I love to read cookbooks. I usually read them cover to cover including the introduction, the information about the author and, of course, the recipes. I particularly like cookbooks that have more than just recipes - tidbits of information, local lore, quick cooking tips, history of a recipe, pictures and photos. I have a fairly large cookbook and recipe collection, but it can get expensive buying books so I indulge my love of cookbook reading by taking cookbooks out of the library. Not long after I started eating a vegan diet, I went onto the website of my local library and put holds on all the cookbooks with "vegan" in the title. I've had a steady stream of cookbooks come through my home, and the weeks that I have them on loan allows me to really get into the book, try out a few recipes and, ultimately, decide if I want to buy the cookbook and add it to my permanent collection. Recently, a friend recommended the cookbook, Appetite for Reduction by Isa Chandra Moskowitz, so, naturally, I took it out of the library. It is a really great book! I love reading it and I want to try out ALL the recipes! This is definitely a cookbook I must own. Here is one of the recipes from this book:
Everyday Chickpea-Quinoa Salad
(adapted from Appetite for Reduction)
2 cups cooked, cooled quinoa
1 1/2 cups cooked chickpeas
4 cups (or more) chopped Romaine lettuce
1 to 3 cups of assorted vegetables *
1/2 to 3/4 cup of Balsamic Vinaigrette (see below)
Mix all the salad ingredients together in a large salad bowl. Add the dressing and toss to coat. Eat!
* I used lots of shredded carrots, some chopped green onion, chopped artichokes, chopped red and yellow peppers. You could also use sprouts, baked tofu, fresh leafy herbs ...
Balsamic Vinaigrette
1/4 cup raw cashew pieces, soaked in water for at least an hour)

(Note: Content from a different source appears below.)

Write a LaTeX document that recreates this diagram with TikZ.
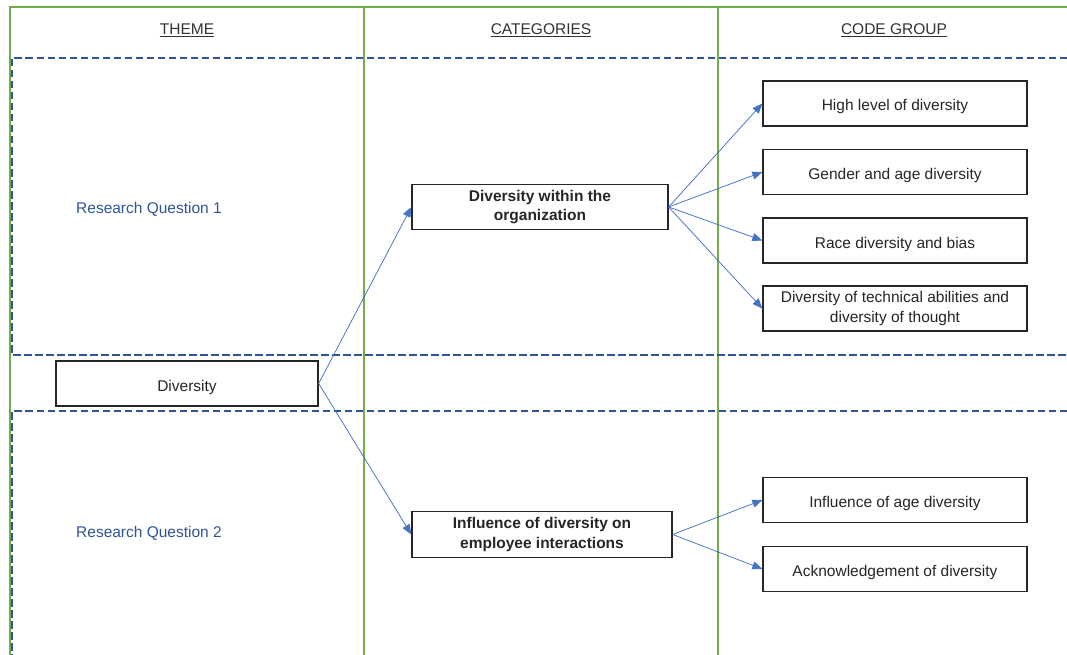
\documentclass[tikz,border=0pt]{standalone}
\usepackage{fontspec}
\setmainfont{Liberation Sans}
\usetikzlibrary{arrows.meta}
\definecolor{frameGreen}{HTML}{70AD47}
\definecolor{dashBlue}{HTML}{2F5597}
\definecolor{arrowBlue}{HTML}{4472C4}
\definecolor{headGray}{HTML}{333333}
\definecolor{textGray}{HTML}{262626}
\tikzset{
  txt/.style={font=\fontsize{15.5}{19.5}\selectfont},
  box/.style={txt, text=textGray, draw=black!85, line width=1.3pt, fill=white, align=center, inner sep=2pt},
  single/.style={text height=15pt, text depth=0pt},
  codebox/.style={box, minimum width=264pt, minimum height=45pt},
  catbox/.style={box, minimum height=45.5pt, font=\fontsize{15.5}{19.5}\selectfont\bfseries},
  greenline/.style={draw=frameGreen, line width=1.6pt},
  bluedash/.style={draw=dashBlue, line width=1.9pt, dash pattern=on 7.5pt off 3.5pt},
  conn/.style={draw=arrowBlue, line width=0.75pt, -{Triangle[length=10pt,width=8pt]}},
  header/.style={txt, text=headGray, anchor=base},
  rq/.style={txt, text=dashBlue, anchor=base}
}
\begin{document}
\begin{tikzpicture}[x=1pt,y=-1pt]
\useasboundingbox (0,0) rectangle (1067,655);
\fill[white] (0,0) rectangle (1067,655);
% green frame
\draw[greenline] (1067,7) -- (10,7) -- (10,655);
\draw[greenline] (364,7) -- (364,655);
\draw[greenline] (718,7) -- (718,655);
% dashed research-question regions
\draw[bluedash] (1067,58) -- (12,58) -- (12,355) -- (1067,355);
\draw[bluedash] (1067,411) -- (12,411) -- (12,655);
% headers
\node[header] (hTheme) at (187,35) {\underline{THEME}};
\node[header] (hCat) at (541,35) {\underline{CATEGORIES}};
\node[header] (hCode) at (894,35) {\underline{CODE GROUP}};
% research question labels
\node[rq] (rq1) at (149,213) {Research Question 1};
\node[rq] (rq2) at (149,537) {Research Question 2};
% theme
\node[box, single, minimum width=262pt, minimum height=45pt] (div) at (187,383.5) {Diversity};
% categories
\node[catbox, minimum width=256pt] (dwo) at (540,207) {Diversity within the\\organization};
\node[catbox, minimum width=260pt] (inf) at (542,534.5) {Influence of diversity on\\employee interactions};
% code groups
\node[codebox, single] (c1) at (895,103.5) {High level of diversity};
\node[codebox, single] (c2) at (895,172) {Gender and age diversity};
\node[codebox, single] (c3) at (895,240.5) {Race diversity and bias};
\node[codebox] (c4) at (895,308.5) {Diversity of technical abilities and\\diversity of thought};
\node[codebox, single] (c5) at (895,500) {Influence of age diversity};
\node[codebox, single] (c6) at (895,569) {Acknowledgement of diversity};
% connectors
\draw[conn] (div.east) -- (dwo.west);
\draw[conn] (div.east) -- (inf.west);
\foreach \t in {c1,c2,c3,c4} \draw[conn] (dwo.east) -- (\t.west);
\foreach \t in {c5,c6} \draw[conn] (inf.east) -- (\t.west);
\end{tikzpicture}
\end{document}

2 tbsps chopped green onions
1/2 cup water
1/4 cup balsamic vinegar
2 tsps Dijon mustard
1 tsp brown sugar
3/4 tsp salt
Blend the cashews and green onions together in a blender, then add the rest of the ingredients. Blend for at least 5 minutes until completely smooth - blend for the full time to make sure the dressing isn't grainy. The dressing may seem thin at first, but it thickens when chilled.